WRITTEN TASK: Produce a word-for-word copy of the listing below without its pictures.
START RAW DATA
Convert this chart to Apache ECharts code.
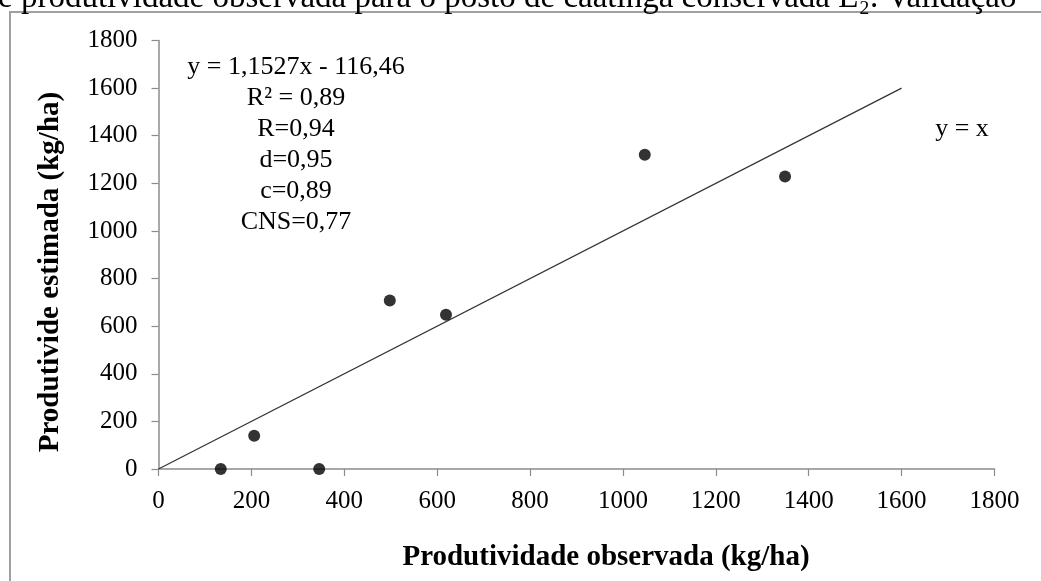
<!DOCTYPE html>
<html>
<head>
<meta charset="utf-8">
<script src="https://cdn.jsdelivr.net/npm/echarts@6/dist/echarts.min.js"></script>
<style>
  html, body { margin: 0; padding: 0; background: #fff; }
  #chart { width: 1041px; height: 581px; }
</style>
</head>
<body>
<div id="chart"></div>
<script>
// Observed vs. estimated productivity (kg/ha)
const observed  = [134, 206, 346, 498, 619, 1047, 1349];
const estimated = [0, 140, 0, 708, 648, 1320, 1229];

// 1:1 reference line
const identityX = [0, 1600];
const identityY = [0, 1600];

const statsLines = [
  'y = 1,1527x - 116,46',
  'R\u00b2 = 0,89',
  'R=0,94',
  'd=0,95',
  'c=0,89',
  'CNS=0,77'
];

const xTitle = 'Produtividade observada (kg/ha)';
const yTitle = 'Produtivide estimada (kg/ha)';
const captionText = 'e produtividade observada para o posto de caatinga conservada E\u2082. Validação';

const serif = '"Liberation Serif", "DejaVu Serif", serif';
const axisGray = '#8c8c8c';

const chart = echarts.init(document.getElementById('chart'), null, { renderer: 'canvas' });

const points = observed.map((x, i) => [x, estimated[i]]);
const identity = identityX.map((x, i) => [x, identityY[i]]);

const axisCommon = {
  type: 'value',
  min: 0,
  max: 1800,
  interval: 200,
  splitLine: { show: false },
  axisLine: { show: true, lineStyle: { color: axisGray, width: 1.5 } },
  axisTick: { show: true, length: 7, lineStyle: { color: axisGray, width: 1.2 } },
  axisLabel: {
    color: '#000', fontFamily: serif, fontSize: 25,
    formatter: v => String(v)
  }
};

chart.setOption({
  animation: false,
  backgroundColor: '#fff',
  grid: { left: 158.5, right: 46.5, top: 40.5, bottom: 112, containLabel: false },
  xAxis: Object.assign({}, axisCommon, {
    axisLabel: Object.assign({}, axisCommon.axisLabel, { margin: 20 })
  }),
  yAxis: Object.assign({}, axisCommon, {
    axisLabel: Object.assign({}, axisCommon.axisLabel, { margin: 21 })
  }),
  series: [
    {
      type: 'line',
      data: identity,
      symbol: 'none',
      lineStyle: { color: '#333', width: 1.2 },
      silent: true,
      z: 2
    },
    {
      type: 'scatter',
      data: points,
      symbol: 'circle',
      symbolSize: 12,
      itemStyle: { color: '#000' },
      z: 3
    }
  ],
  graphic: [
    // chart frame
    {
      type: 'polyline',
      shape: { points: [[10, 600], [10, 12], [1060, 12]] },
      style: { stroke: '#a0a0a0', lineWidth: 2, fill: null },
      z: 10
    },
    // text line above the frame
    {
      type: 'text',
      style: {
        x: -2, y: 15,
        text: captionText,
        font: '33px ' + serif,
        fill: '#000',
        textAlign: 'left',
        textVerticalAlign: 'bottom'
      },
      z: 10
    },
    // regression statistics block
    {
      type: 'text',
      style: {
        x: 296, y: 52,
        text: statsLines.join('\n'),
        font: '26px ' + serif,
        lineHeight: 31,
        fill: '#000',
        textAlign: 'center',
        textVerticalAlign: 'top'
      },
      z: 10
    },
    // identity line label
    {
      type: 'text',
      style: {
        x: 962, y: 129,
        text: 'y = x',
        font: '26px ' + serif,
        fill: '#000',
        textAlign: 'center',
        textVerticalAlign: 'middle'
      },
      z: 10
    },
    // x axis title
    {
      type: 'text',
      style: {
        x: 606, y: 558,
        text: xTitle,
        font: 'bold 29px ' + serif,
        fill: '#000',
        textAlign: 'center',
        textVerticalAlign: 'middle'
      },
      z: 10
    },
    // y axis title
    {
      type: 'text',
      x: 51, y: 272,
      rotation: Math.PI / 2,
      style: {
        x: 0, y: 0,
        text: yTitle,
        font: 'bold 29px ' + serif,
        fill: '#000',
        textAlign: 'center',
        textVerticalAlign: 'middle'
      },
      z: 10
    }
  ]
});
</script>
</body>
</html>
END RAW DATA
FINISHED ANSWER:
Convert this chart to Apache ECharts code.
<!DOCTYPE html>
<html>
<head>
<meta charset="utf-8">
<script src="https://cdn.jsdelivr.net/npm/echarts@6/dist/echarts.min.js"></script>
<style>
  html, body { margin: 0; padding: 0; background: #fff; }
  #chart { width: 1041px; height: 581px; }
</style>
</head>
<body>
<div id="chart"></div>
<script>
// Observed vs. estimated productivity (kg/ha)
const observed  = [134, 206, 346, 498, 619, 1047, 1349];
const estimated = [0, 140, 0, 708, 648, 1320, 1229];

// 1:1 reference line
const identityX = [0, 1600];
const identityY = [0, 1600];

const statsLines = [
  'y = 1,1527x - 116,46',
  'R\u00b2 = 0,89',
  'R=0,94',
  'd=0,95',
  'c=0,89',
  'CNS=0,77'
];

const xTitle = 'Produtividade observada (kg/ha)';
const yTitle = 'Produtivide estimada (kg/ha)';
const captionText = 'e produtividade observada para o posto de caatinga conservada E\u2082. Validação';

const serif = '"Liberation Serif", "DejaVu Serif", serif';
const axisGray = '#8c8c8c';

const chart = echarts.init(document.getElementById('chart'), null, { renderer: 'canvas' });

const points = observed.map((x, i) => [x, estimated[i]]);
const identity = identityX.map((x, i) => [x, identityY[i]]);

const axisCommon = {
  type: 'value',
  min: 0,
  max: 1800,
  interval: 200,
  splitLine: { show: false },
  axisLine: { show: true, lineStyle: { color: axisGray, width: 1.5 } },
  axisTick: { show: true, length: 7, lineStyle: { color: axisGray, width: 1.2 } },
  axisLabel: {
    color: '#000', fontFamily: serif, fontSize: 25,
    formatter: v => String(v)
  }
};

chart.setOption({
  animation: false,
  backgroundColor: '#fff',
  grid: { left: 158.5, right: 46.5, top: 40.5, bottom: 112, containLabel: false },
  xAxis: Object.assign({}, axisCommon, {
    axisLabel: Object.assign({}, axisCommon.axisLabel, { margin: 20 })
  }),
  yAxis: Object.assign({}, axisCommon, {
    axisLabel: Object.assign({}, axisCommon.axisLabel, { margin: 21 })
  }),
  series: [
    {
      type: 'line',
      data: identity,
      symbol: 'none',
      lineStyle: { color: '#333', width: 1.2 },
      silent: true,
      z: 2
    },
    {
      type: 'scatter',
      data: points,
      symbol: 'circle',
      symbolSize: 12,
      itemStyle: { color: '#000' },
      z: 3
    }
  ],
  graphic: [
    // chart frame
    {
      type: 'polyline',
      shape: { points: [[10, 600], [10, 12], [1060, 12]] },
      style: { stroke: '#a0a0a0', lineWidth: 2, fill: null },
      z: 10
    },
    // text line above the frame
    {
      type: 'text',
      style: {
        x: -2, y: 15,
        text: captionText,
        font: '33px ' + serif,
        fill: '#000',
        textAlign: 'left',
        textVerticalAlign: 'bottom'
      },
      z: 10
    },
    // regression statistics block
    {
      type: 'text',
      style: {
        x: 296, y: 52,
        text: statsLines.join('\n'),
        font: '26px ' + serif,
        lineHeight: 31,
        fill: '#000',
        textAlign: 'center',
        textVerticalAlign: 'top'
      },
      z: 10
    },
    // identity line label
    {
      type: 'text',
      style: {
        x: 962, y: 129,
        text: 'y = x',
        font: '26px ' + serif,
        fill: '#000',
        textAlign: 'center',
        textVerticalAlign: 'middle'
      },
      z: 10
    },
    // x axis title
    {
      type: 'text',
      style: {
        x: 606, y: 558,
        text: xTitle,
        font: 'bold 29px ' + serif,
        fill: '#000',
        textAlign: 'center',
        textVerticalAlign: 'middle'
      },
      z: 10
    },
    // y axis title
    {
      type: 'text',
      x: 51, y: 272,
      rotation: Math.PI / 2,
      style: {
        x: 0, y: 0,
        text: yTitle,
        font: 'bold 29px ' + serif,
        fill: '#000',
        textAlign: 'center',
        textVerticalAlign: 'middle'
      },
      z: 10
    }
  ]
});
</script>
</body>
</html>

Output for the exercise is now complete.